Mr Magalhães of BiG Mozambique adds: “Local banks will have to work as a syndicate to diversify risk, mitigate exposures and fight for a part of the financing of the big oil and gas projects and the adjacent pipeline of financing deals for service providers and similar firms.”

In transition

Banco BiG focuses on corporate financial services and capital markets. “We see ourselves as complementing the other banks, which are mainly mass-market retail operations, and we have found that the two sides fit very well together in the current economic climate,” says Mr Magalhães. “Mozambique is in the midst of a social transformation from a low-income society to one that is gradually building a middle class. The banking system has come a long way over the past five years, but we see a need for innovation and sophistication that goes beyond term deposits and current accounts and keeps pace with the needs of local consumers and international investors.”

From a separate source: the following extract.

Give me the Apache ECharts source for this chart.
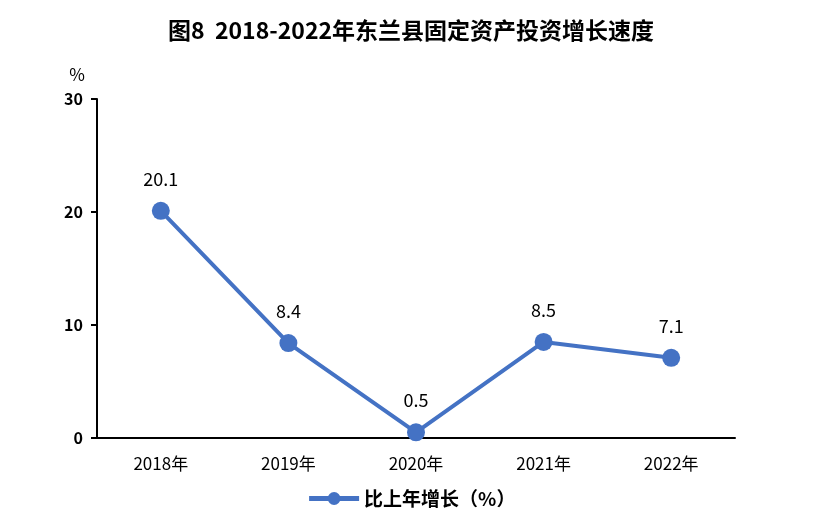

Bankers see the country’s stock exchange, the Bolsa de Valores de Mocambique, as well managed and investor friendly, but it is limited in size and lacks liquidity. “The exchange is moving in the right direction, but work is required to educate investors who are not used to capital markets,” says Mr Magalhães. He would like to see the process for authorising foreign investors to invest and divest through the stock exchange simplified. “For example, some investors interested in Mozambique are restricted by covenants that require them to invest only in listed assets,” he says. “Simplifying the process would make the stock exchange a channel for bringing in more foreign investment.”

Despite its recent setbacks, Mozambique has unquestionably taken giant steps forward. “I don’t know a country that has changed so much for the better over the past decade,” says Mr Magalhães. The challenge now is to keep on improving.